The Guhyasamāja Tantra (Sanskrit; Tantra of the Secret Community) is one of the most important scriptures of Esoteric Buddhism.
In its fullest form, it consists of seventeen chapters, though a separate "explanatory tantra" (vyākhyātantra) known as the Later Tantra (Uttaratantra) is sometimes considered to be its eighteenth chapter.
Many scholars believe that the original core of the work consisted of the first twelve chapters, with chapters thirteen to seventeen being added later as explanatory material
In India, it was classified as a Yoga or Mahayoga Tantra
In Tibet it is considered an Unexcelled Yoga Tantra (rnal ’byor bla med rgyud)
It develops traditions found in earlier scriptures such as the Sarva-tathāgata-tattva-saṃgraha but is focused to a greater extent on the antinomian aspects characteristic of the later Buddhist Tantras.
It survives in Sanskrit manuscripts and in Tibetan and Chinese translation.
According to one tradition, the Guhyasamāja Tantra was taught for the first time by the Buddha in the form of Vajradhara to Indrabhuti the King of Oddiyana, also called King Dza.
As with most tantras, there are different traditions and transmissions.
Perhaps the oldest surviving lineage is the Jñānapada Tradition (ye shes zhabs lugs), which goes back to Buddhaśrijñāna (late 8th century).
The most important historically is the Ārya tradition (gsang 'dus 'phags lugs) which is based on commentaries attributed to Nāgārjuna, Āryadeva, and Candrakīrti. 'Gos Lotsawa Khug pa lhas btsas originated a transmission in Tibet, as did Marpa Lotsawa.
The Sakya tradition received both transmissions.
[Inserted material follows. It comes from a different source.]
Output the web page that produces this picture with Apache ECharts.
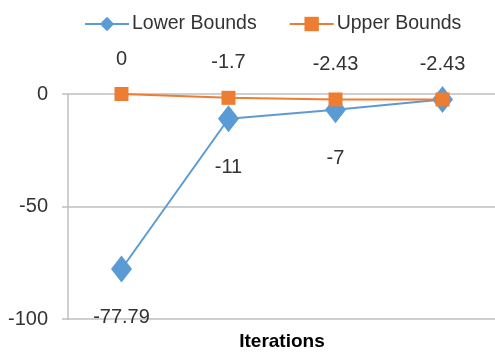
<!DOCTYPE html>
<html>
<head>
<meta charset="utf-8">
<script src="https://cdn.jsdelivr.net/npm/echarts@6/dist/echarts.min.js"></script>
<style>
  html, body { margin: 0; padding: 0; background: #fff; }
  #chart { width: 495px; height: 355px; }
</style>
</head>
<body>
<div id="chart"></div>
<script>
// Iteration steps (category axis, labels hidden)
const iterations = ['1', '2', '3', '4'];
// Bound values per iteration
const lowerBounds = [-77.79, -11, -7, -2.43];
const upperBounds = [0, -1.7, -2.43, -2.43];
// Which lower-bound points carry a value label
const lowerLabelShown = [true, true, true, false];
// Value axis ticks
const yMin = -100;
const yMax = 0;
const yStep = 50;

const FONT = '"Liberation Sans", Arial, sans-serif';
const TEXT = '#333333';
const GRID = '#bfbfbf';

const chart = echarts.init(document.getElementById('chart'), null, { renderer: 'canvas' });

chart.setOption({
  animation: false,
  textStyle: { fontFamily: FONT },
  legend: {
    top: 9,
    left: 79,
    itemWidth: 44,
    itemHeight: 18,
    itemGap: 32,
    textStyle: { fontFamily: FONT, fontSize: 19.5, color: TEXT, padding: [0, 0, 0, -2] },
    data: ['Lower Bounds', 'Upper Bounds']
  },
  grid: { left: 68, right: -1, top: 94, bottom: 36, containLabel: false, outerBoundsMode: 'none' },
  xAxis: {
    type: 'category',
    data: iterations,
    boundaryGap: true,
    name: 'Iterations',
    nameLocation: 'middle',
    nameGap: 13,
    nameTextStyle: { fontFamily: FONT, fontSize: 19, fontWeight: 'bold', color: '#000', verticalAlign: 'top' },
    axisLine: { show: false, onZero: false },
    axisTick: { show: false },
    axisLabel: { show: false },
    splitLine: { show: false }
  },
  yAxis: {
    type: 'value',
    min: yMin,
    max: yMax,
    interval: yStep,
    axisLine: { show: true, lineStyle: { color: GRID, width: 1.5 } },
    axisTick: { show: true, length: 6, lineStyle: { color: GRID, width: 1.5 } },
    axisLabel: { fontFamily: FONT, fontSize: 20, color: TEXT, margin: 20 },
    splitLine: { show: true, lineStyle: { color: GRID, width: 1.5 } }
  },
  series: [
    {
      name: 'Lower Bounds',
      type: 'line',
      data: lowerBounds.map((v, i) => ({
        value: v,
        label: { show: lowerLabelShown[i] }
      })),
      symbol: 'diamond',
      symbolSize: [21, 27],
      itemStyle: { color: '#5b9bd5' },
      lineStyle: { color: '#5b9bd5', width: 2 },
      z: 2,
      label: {
        show: true,
        position: 'bottom',
        distance: 25,
        fontFamily: FONT,
        fontSize: 20,
        color: TEXT
      }
    },
    {
      name: 'Upper Bounds',
      type: 'line',
      data: upperBounds,
      symbol: 'rect',
      symbolSize: 14,
      itemStyle: { color: '#ed7d31' },
      lineStyle: { color: '#ed7d31', width: 2 },
      z: 3,
      label: {
        show: true,
        position: 'top',
        distance: 18,
        fontFamily: FONT,
        fontSize: 20,
        color: TEXT
      }
    }
  ]
});
</script>
</body>
</html>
Tsongkhapa, founder of the Gelug tradition, considered the Esoteric Community to be the most important of the tantras and used the Ārya tradition as a template for interpreting all the other tantric traditions.
In the practice of the Ārya Tradition, the central deity of the Guhyasamāja is blue-black Akṣobhyavajra, a form of Akṣobhya, one of the five tathāgathas (pañcatathāgata), sometimes called the dhyāni buddhas.
Akṣobhyavajra holds a vajra and bell (ghanta) in his first two hands, and other hands hold the symbols of the four other tathāgathas:
wheel of Vairocana and lotus of Amitābha in his rights, and gem of Ratnasambhava and sword of Amoghasiddhi in his lefts.
The maṇḍala consists of thirty-two deities in all.
In the Jñānapada tradition, the central deity is yellow Mañjuvajra, a form of Maṇjuśrī.
The deity has three faces—the right one is white and red one on the left—and six arms.
The three faces may represent the three main channels of the subtle body, the three stages of purification of the mind or the illusory body, light, and their union.
Mañjuvajra holds in his hands a sword and a book, and two of his other hand a bow and arrow represent skillful means (upāya).